EXERCISE AIM: Copy out all lines that carry the word "this".

SUPPLIED DATA:

· · · ·

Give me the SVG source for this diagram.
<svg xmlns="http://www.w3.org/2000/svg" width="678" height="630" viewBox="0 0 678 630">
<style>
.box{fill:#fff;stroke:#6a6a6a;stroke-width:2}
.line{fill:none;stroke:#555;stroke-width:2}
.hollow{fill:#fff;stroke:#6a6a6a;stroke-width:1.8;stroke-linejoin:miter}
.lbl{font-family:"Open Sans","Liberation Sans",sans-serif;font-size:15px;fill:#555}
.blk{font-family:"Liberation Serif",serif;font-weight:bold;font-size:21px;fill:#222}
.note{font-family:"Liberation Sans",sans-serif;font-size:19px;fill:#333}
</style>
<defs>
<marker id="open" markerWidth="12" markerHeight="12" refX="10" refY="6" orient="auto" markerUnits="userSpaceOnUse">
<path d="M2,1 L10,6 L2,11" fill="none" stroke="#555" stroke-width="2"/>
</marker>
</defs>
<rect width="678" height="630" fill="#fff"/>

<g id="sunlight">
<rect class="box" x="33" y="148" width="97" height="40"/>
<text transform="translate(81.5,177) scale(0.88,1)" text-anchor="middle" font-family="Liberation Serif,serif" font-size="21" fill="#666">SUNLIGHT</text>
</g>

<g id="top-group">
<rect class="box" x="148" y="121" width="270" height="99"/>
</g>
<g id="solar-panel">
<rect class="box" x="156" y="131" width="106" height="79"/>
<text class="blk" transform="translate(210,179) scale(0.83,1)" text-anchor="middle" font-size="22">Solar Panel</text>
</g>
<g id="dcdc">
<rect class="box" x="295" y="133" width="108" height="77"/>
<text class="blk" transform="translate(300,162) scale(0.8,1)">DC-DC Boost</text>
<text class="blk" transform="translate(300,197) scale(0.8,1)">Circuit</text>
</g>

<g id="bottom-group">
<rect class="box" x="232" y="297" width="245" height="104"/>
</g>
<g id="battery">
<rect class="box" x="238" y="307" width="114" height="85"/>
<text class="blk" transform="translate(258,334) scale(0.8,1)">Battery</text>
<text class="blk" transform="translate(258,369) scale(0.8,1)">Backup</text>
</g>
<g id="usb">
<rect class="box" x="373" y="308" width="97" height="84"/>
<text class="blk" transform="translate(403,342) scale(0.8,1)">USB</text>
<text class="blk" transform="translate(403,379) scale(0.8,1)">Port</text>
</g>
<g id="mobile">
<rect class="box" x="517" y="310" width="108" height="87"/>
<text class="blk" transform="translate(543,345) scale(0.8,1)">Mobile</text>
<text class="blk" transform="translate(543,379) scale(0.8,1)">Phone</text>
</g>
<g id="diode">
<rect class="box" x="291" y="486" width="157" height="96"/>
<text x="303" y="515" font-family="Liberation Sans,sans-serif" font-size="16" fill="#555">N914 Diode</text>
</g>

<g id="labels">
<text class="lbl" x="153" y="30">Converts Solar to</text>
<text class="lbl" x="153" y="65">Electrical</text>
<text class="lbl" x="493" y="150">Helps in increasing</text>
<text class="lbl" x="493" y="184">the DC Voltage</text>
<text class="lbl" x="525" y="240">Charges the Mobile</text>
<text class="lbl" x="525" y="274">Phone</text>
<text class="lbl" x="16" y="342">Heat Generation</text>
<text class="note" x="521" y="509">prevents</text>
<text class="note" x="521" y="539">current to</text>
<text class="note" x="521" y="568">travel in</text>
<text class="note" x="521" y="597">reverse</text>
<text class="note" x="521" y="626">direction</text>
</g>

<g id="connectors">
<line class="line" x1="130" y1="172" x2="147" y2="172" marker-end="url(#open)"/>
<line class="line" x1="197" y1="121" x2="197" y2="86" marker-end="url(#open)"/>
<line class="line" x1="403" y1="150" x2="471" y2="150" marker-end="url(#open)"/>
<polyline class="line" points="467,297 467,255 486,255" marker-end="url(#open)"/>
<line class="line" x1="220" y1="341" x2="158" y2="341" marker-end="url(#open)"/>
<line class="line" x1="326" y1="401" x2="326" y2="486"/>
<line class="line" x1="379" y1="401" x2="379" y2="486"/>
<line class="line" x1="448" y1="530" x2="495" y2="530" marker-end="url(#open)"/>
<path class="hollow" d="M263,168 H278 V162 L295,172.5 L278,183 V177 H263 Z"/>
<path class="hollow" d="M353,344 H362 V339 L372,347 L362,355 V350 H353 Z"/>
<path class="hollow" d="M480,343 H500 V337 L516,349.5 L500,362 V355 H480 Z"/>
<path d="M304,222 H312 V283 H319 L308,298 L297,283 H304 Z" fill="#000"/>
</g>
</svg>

· · · ·

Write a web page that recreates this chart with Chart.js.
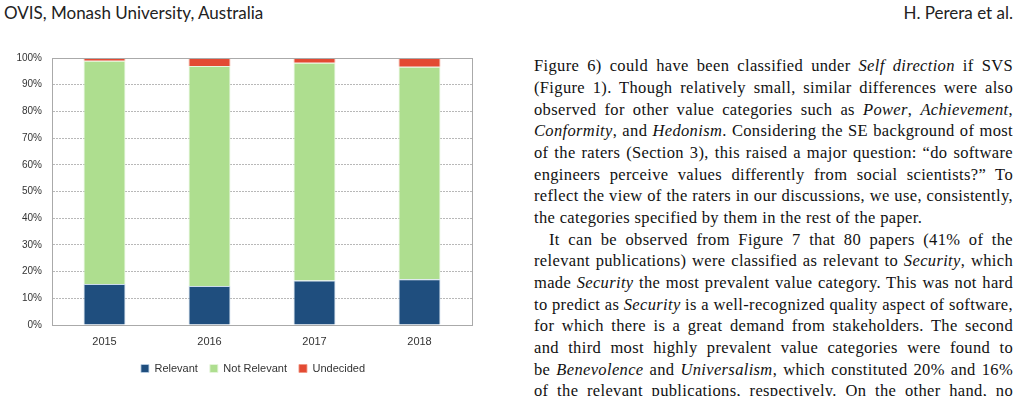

· · · ·

EXERCISE OUTPUT:
Give me the SVG source for this diagram.
Write a web page that recreates this chart with Chart.js.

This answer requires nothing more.